Back in that On Being interview, Krista Tippet asks Ross Gay about the connection between justice and joy.

Ms. Tippett:  I wanted to talk to you about justice and how you grapple with that reality, that aspiration, that concept.  And there has been an evolution of that.  You have brought together the idea of longing for justice and working for justice with also exalting the beautiful and tending to what one loves, as much as what one must fight.

Mr. Gay:  Tending to what one loves feels like the crux.  And I’m very confused about justice, I think.  I feel like the way we think of justice is absolutely inadequate, often.  Often.  Not everyone.  And I am curious about a notion of justice that is in the process of exalting what it loves.

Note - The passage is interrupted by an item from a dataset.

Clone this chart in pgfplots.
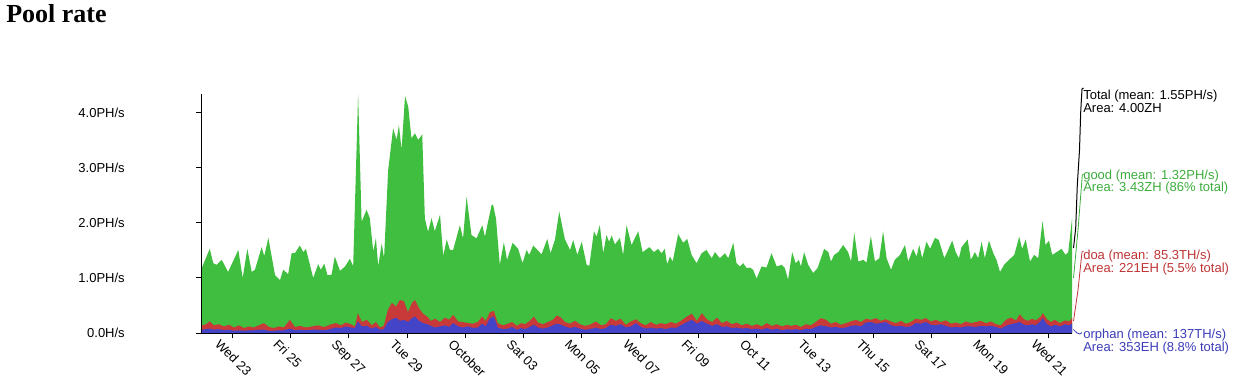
\documentclass[border=0pt]{standalone}
\usepackage{fontspec}
\setmainfont{Liberation Sans}
\newfontfamily\titlefont{Liberation Serif}
\usepackage{pgfplots}
\usepackage{pgfplotstable}
\pgfplotsset{compat=1.18}
\definecolor{goodg}{RGB}{64,190,64}
\definecolor{doar}{RGB}{200,58,58}
\definecolor{orphb}{RGB}{68,68,200}
\definecolor{goodt}{RGB}{60,172,60}
\definecolor{doat}{RGB}{190,52,52}
\definecolor{orpht}{RGB}{60,60,185}

% total (good+doa+orphan), PH/s ; d = days since Sep 23
\pgfplotstableread{
d t
-1.07 1.15
-0.77 1.53
-0.65 1.27
-0.54 1.24
-0.36 1.33
-0.14 1.11
0.21 1.51
0.36 1.00
0.52 1.53
0.67 1.11
0.78 1.15
1.01 1.56
1.10 1.40
1.24 1.73
1.47 1.05
1.64 0.96
1.75 1.15
1.92 1.07
2.04 1.45
2.15 1.45
2.32 1.59
2.44 1.47
2.53 1.53
2.78 1.00
2.95 1.25
3.04 1.15
3.16 1.26
3.27 1.05
3.41 1.06
3.52 1.39
3.70 1.13
3.87 1.21
4.04 1.35
4.15 1.21
4.32 4.34
4.44 2.02
4.61 2.24
4.72 2.09
4.84 1.48
4.93 1.73
5.01 1.21
5.13 1.63
5.21 1.36
5.35 2.96
5.52 3.72
5.64 3.51
5.72 3.78
5.81 3.33
5.93 4.31
6.04 4.11
6.15 3.54
6.27 3.63
6.38 3.51
6.52 3.61
6.61 2.08
6.72 1.84
6.84 2.09
6.95 1.85
7.13 2.15
7.24 1.40
7.36 1.70
7.47 1.51
7.58 1.51
7.81 1.96
7.92 1.72
8.04 2.48
8.21 1.78
8.38 1.72
8.58 1.96
8.67 1.75
8.90 2.33
8.95 2.33
9.05 2.08
9.18 1.24
9.32 1.65
9.43 1.33
9.62 1.64
9.81 1.53
9.96 1.27
10.10 1.51
10.19 1.42
10.33 1.59
10.61 1.43
10.81 1.71
10.92 1.45
11.07 1.69
11.22 2.21
11.41 1.71
11.59 1.51
11.70 1.69
11.84 1.42
11.99 1.66
12.16 1.24
12.25 1.22
12.41 1.85
12.50 1.75
12.61 1.96
12.73 1.45
12.84 1.78
12.93 1.66
13.02 1.77
13.13 1.61
13.30 1.73
13.41 1.42
13.53 1.96
13.70 1.60
13.93 1.85
14.08 1.47
14.31 1.56
14.47 1.47
14.61 1.53
14.73 1.45
14.84 1.53
14.92 1.25
15.02 1.39
15.11 1.30
15.30 1.80
15.47 1.64
15.61 1.71
15.76 1.42
15.93 1.27
16.10 1.45
16.27 1.51
16.45 1.36
16.56 1.47
16.73 1.36
16.90 1.45
17.02 1.36
17.19 1.64
17.30 1.27
17.42 1.21
17.53 1.27
17.65 1.18
17.76 1.19
17.87 1.15
17.99 0.99
18.16 1.21
18.33 1.19
18.50 1.45
18.68 1.21
18.85 1.24
18.96 1.18
19.07 0.97
19.21 1.47
19.33 1.27
19.44 1.33
19.51 1.21
19.62 1.47
19.76 1.24
19.93 1.09
20.08 1.18
20.31 1.53
20.45 1.47
20.54 1.30
20.65 1.42
20.79 1.47
20.96 1.60
21.13 1.47
21.23 1.30
21.34 1.82
21.48 1.30
21.65 1.33
21.76 1.28
21.91 1.76
22.05 1.30
22.20 1.36
22.33 1.85
22.45 1.36
22.60 1.15
22.73 1.33
22.91 1.42
23.08 1.60
23.19 1.30
23.36 1.53
23.48 1.39
23.57 1.60
23.67 1.36
23.82 1.66
23.94 1.53
24.11 1.73
24.24 1.69
24.43 1.36
24.56 1.51
24.70 1.68
24.82 1.47
24.93 1.36
25.02 1.56
25.23 1.70
25.34 1.33
25.48 1.47
25.59 1.36
25.71 1.66
25.82 1.36
25.96 1.68
26.11 1.45
26.22 1.33
26.34 1.11
26.48 1.24
26.65 1.33
26.83 1.42
27.00 1.75
27.10 1.53
27.22 1.70
27.37 1.30
27.51 1.42
27.65 1.36
27.80 2.04
27.90 1.60
28.02 1.68
28.13 1.42
28.28 1.47
28.45 1.53
28.59 1.42
28.68 1.47
28.81 2.08
}\totaltab

% r = orphan+doa (top of red), b = orphan (top of blue), PH/s
\pgfplotstableread{
d r b
-1.07 0.13 0.06
-0.90 0.16 0.07
-0.77 0.21 0.08
-0.63 0.14 0.06
-0.46 0.16 0.07
-0.28 0.12 0.05
-0.11 0.15 0.06
0.06 0.10 0.04
0.23 0.14 0.05
0.40 0.09 0.04
0.57 0.12 0.05
0.74 0.10 0.05
0.91 0.14 0.06
1.09 0.18 0.06
1.26 0.11 0.04
1.43 0.09 0.04
1.60 0.12 0.05
1.77 0.10 0.05
1.98 0.24 0.08
2.15 0.11 0.05
2.32 0.13 0.06
2.53 0.10 0.05
2.74 0.12 0.06
2.94 0.14 0.06
3.15 0.11 0.05
3.35 0.15 0.07
3.56 0.18 0.10
3.73 0.14 0.09
3.90 0.19 0.12
4.07 0.16 0.10
4.21 0.12 0.09
4.31 0.36 0.21
4.45 0.20 0.12
4.62 0.24 0.13
4.79 0.14 0.08
4.93 0.20 0.11
5.07 0.10 0.06
5.20 0.13 0.07
5.34 0.42 0.20
5.48 0.55 0.25
5.62 0.48 0.28
5.75 0.60 0.22
5.89 0.58 0.24
6.03 0.38 0.20
6.17 0.55 0.27
6.27 0.60 0.30
6.41 0.45 0.22
6.55 0.35 0.18
6.69 0.30 0.16
6.82 0.22 0.13
6.96 0.26 0.10
7.13 0.20 0.12
7.30 0.28 0.14
7.44 0.24 0.11
7.58 0.33 0.18
7.75 0.21 0.12
7.92 0.20 0.10
8.09 0.18 0.12
8.26 0.17 0.09
8.43 0.20 0.10
8.57 0.30 0.17
8.70 0.22 0.12
8.84 0.38 0.27
8.98 0.40 0.30
9.11 0.18 0.10
9.29 0.14 0.07
9.46 0.17 0.08
9.60 0.20 0.11
9.77 0.13 0.06
9.91 0.18 0.09
10.04 0.16 0.07
10.21 0.22 0.11
10.35 0.30 0.15
10.49 0.19 0.10
10.66 0.16 0.08
10.83 0.20 0.10
11.00 0.24 0.14
11.14 0.32 0.17
11.28 0.28 0.15
11.41 0.20 0.12
11.58 0.17 0.09
11.76 0.22 0.11
11.93 0.16 0.08
12.10 0.13 0.06
12.27 0.15 0.07
12.48 0.21 0.10
12.65 0.14 0.07
12.82 0.16 0.09
12.99 0.27 0.15
13.16 0.22 0.13
13.33 0.26 0.16
13.50 0.15 0.10
13.68 0.21 0.12
13.85 0.25 0.18
14.02 0.18 0.11
14.19 0.14 0.08
14.36 0.20 0.10
14.54 0.15 0.08
14.71 0.18 0.09
14.88 0.16 0.07
15.05 0.20 0.10
15.22 0.17 0.09
15.39 0.22 0.14
15.60 0.30 0.20
15.77 0.35 0.24
15.94 0.22 0.17
16.11 0.36 0.22
16.28 0.25 0.17
16.46 0.20 0.13
16.63 0.28 0.16
16.80 0.18 0.11
16.97 0.22 0.12
17.14 0.16 0.09
17.31 0.19 0.10
17.48 0.14 0.08
17.65 0.17 0.09
17.83 0.13 0.07
18.00 0.16 0.08
18.17 0.12 0.06
18.34 0.18 0.09
18.51 0.13 0.06
18.68 0.16 0.08
18.86 0.12 0.05
19.03 0.15 0.07
19.17 0.13 0.06
19.34 0.15 0.07
19.51 0.11 0.05
19.68 0.16 0.08
19.85 0.14 0.07
20.02 0.20 0.11
20.19 0.27 0.14
20.37 0.24 0.12
20.54 0.17 0.10
20.71 0.20 0.11
20.88 0.15 0.09
21.05 0.18 0.10
21.22 0.21 0.13
21.40 0.24 0.14
21.57 0.20 0.12
21.74 0.26 0.19
21.91 0.24 0.20
22.08 0.27 0.17
22.25 0.22 0.18
22.42 0.25 0.20
22.60 0.21 0.14
22.77 0.18 0.12
22.94 0.22 0.13
23.11 0.17 0.11
23.28 0.20 0.12
23.45 0.26 0.18
23.63 0.24 0.17
23.80 0.27 0.20
23.97 0.21 0.15
24.14 0.24 0.14
24.31 0.20 0.16
24.48 0.23 0.13
24.66 0.17 0.10
24.83 0.19 0.11
25.00 0.16 0.10
25.17 0.21 0.12
25.34 0.18 0.12
25.51 0.20 0.11
25.68 0.22 0.13
25.86 0.18 0.12
26.03 0.21 0.13
26.20 0.16 0.11
26.37 0.14 0.08
26.54 0.24 0.13
26.71 0.28 0.16
26.89 0.23 0.18
27.02 0.34 0.20
27.16 0.25 0.15
27.30 0.22 0.14
27.44 0.26 0.16
27.57 0.23 0.14
27.74 0.30 0.22
27.81 0.36 0.27
27.95 0.25 0.16
28.09 0.20 0.12
28.22 0.24 0.15
28.40 0.18 0.12
28.57 0.23 0.16
28.71 0.21 0.14
28.81 0.27 0.17
}\bottab

\newcommand{\lab}{\fontsize{9.75pt}{11.7pt}\selectfont}

\begin{document}
\begin{tikzpicture}
\path[use as bounding box] (0,0) rectangle (929.25pt,287.25pt);
\begin{axis}[
  at={(150.75pt,37.5pt)}, anchor=south west,
  scale only axis, width=653.25pt, height=179.25pt,
  xmin=-1.07, xmax=28.81, ymin=0, ymax=4.345,
  axis x line=bottom, axis y line=left,
  axis line style={-, line width=0.75pt, black},
  tick align=outside, major tick length=3.75pt,
  tick style={black, line width=0.75pt},
  xtick={0,2,...,28},
  xticklabels={Wed 23,Fri 25,Sep 27,Tue 29,October,Sat 03,Mon 05,Wed 07,Fri 09,Oct 11,Tue 13,Thu 15,Sat 17,Mon 19,Wed 21},
  ytick={0,1,2,3,4},
  yticklabels={0.0H/s,1.0PH/s,2.0PH/s,3.0PH/s,4.0PH/s},
  /pgf/number format/assume math mode=true,
  ticklabel style={font=\lab, inner sep=0pt},
  xticklabel style={anchor=base west, xshift=-13.5pt, yshift=-5.25pt, rotate=-45},
  yticklabel style={anchor=east, xshift=-53.25pt},
  clip=false,
  axis on top,
]
\addplot[fill=goodg, draw=none] table[x=d, y=t] {\totaltab} \closedcycle;
\addplot[fill=doar, draw=none] table[x=d, y=r] {\bottab} \closedcycle;
\addplot[fill=orphb, draw=none] table[x=d, y=b] {\bottab} \closedcycle;
\end{axis}

\begin{scope}[shift={(0,287.25pt)}, x=0.75pt, y=-0.75pt]
\node[anchor=base west, inner sep=0pt, font=\titlefont\bfseries\fontsize{19.5pt}{23pt}\selectfont] at (6,23) {Pool rate};
% leader lines
\draw[black, line width=0.75pt] (1073.5,248) -- (1075.7,228) -- (1077.3,185) -- (1079.5,150) -- (1080.7,112) -- (1082,89) -- (1083.5,88);
\draw[goodt, line width=0.6pt] (1073.5,278) -- (1078,230) -- (1082.3,175) -- (1083.5,174);
\draw[doat, line width=0.6pt] (1073.5,321) -- (1078,290) -- (1082,252) -- (1083.5,251);
\draw[orpht, line width=0.6pt] (1073.3,329.5) -- (1077,333) -- (1080,334) -- (1082,332.5);
% labels
\node[anchor=base west, inner sep=0pt, font=\lab, black] at (1083,99.5) {Total (mean: 1.55PH/s)};
\node[anchor=base west, inner sep=0pt, font=\lab, black] at (1083,112) {Area: 4.00ZH};
\node[anchor=base west, inner sep=0pt, font=\lab, goodt] at (1083,179.5) {good (mean: 1.32PH/s)};
\node[anchor=base west, inner sep=0pt, font=\lab, goodt] at (1083,191.5) {Area: 3.43ZH (86\% total)};
\node[anchor=base west, inner sep=0pt, font=\lab, doat] at (1083,259.5) {doa (mean: 85.3TH/s)};
\node[anchor=base west, inner sep=0pt, font=\lab, doat] at (1083,272) {Area: 221EH (5.5\% total)};
\node[anchor=base west, inner sep=0pt, font=\lab, orpht] at (1083,338.5) {orphan (mean: 137TH/s)};
\node[anchor=base west, inner sep=0pt, font=\lab, orpht] at (1083,351.5) {Area: 353EH (8.8\% total)};
\end{scope}
\end{tikzpicture}
\end{document}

Ms. Tippett:  So here’s something you wrote somewhere.  You said, “I often think the gap in our speaking about and for justice, or working for justice, is that we forget to advocate for what we love, for what we find beautiful and necessary.  We are good at fighting, but imagining, and holding in one’s imagination what is wonderful and to be adored and preserved and exalted is harder for us, it seems.”

 

John preaches judgement upon our sinful and troubled world.  He calls for us to repent, to change our ways, to become righteous people.  Righteous and just.  And the justice he’s working for, demanding that we work for, is God’s vision of a peaceful, playful world that Isaiah has described for us.  A vision that is wonderful and adorable that we should exalt and celebrate.

Joy is radical because it is a sign of the great Desirable—God.  Joy is renegade because our troubled times want us to be cynical and despairing, angry and fearful.  Joy is revolutionary because it imagines and insists upon a beautiful, wonderful vision of our future together upon this earth.

Resist the forces of cynicism and fear.  Instead, “bite into the round jubilance of peach.”  “Put your hands in soil.”  Ask a one year old what joy is and laugh knowingly when “cookie” is the answer.  Hold in your imagination what is wonderful.  And rejoice at all the good things of God.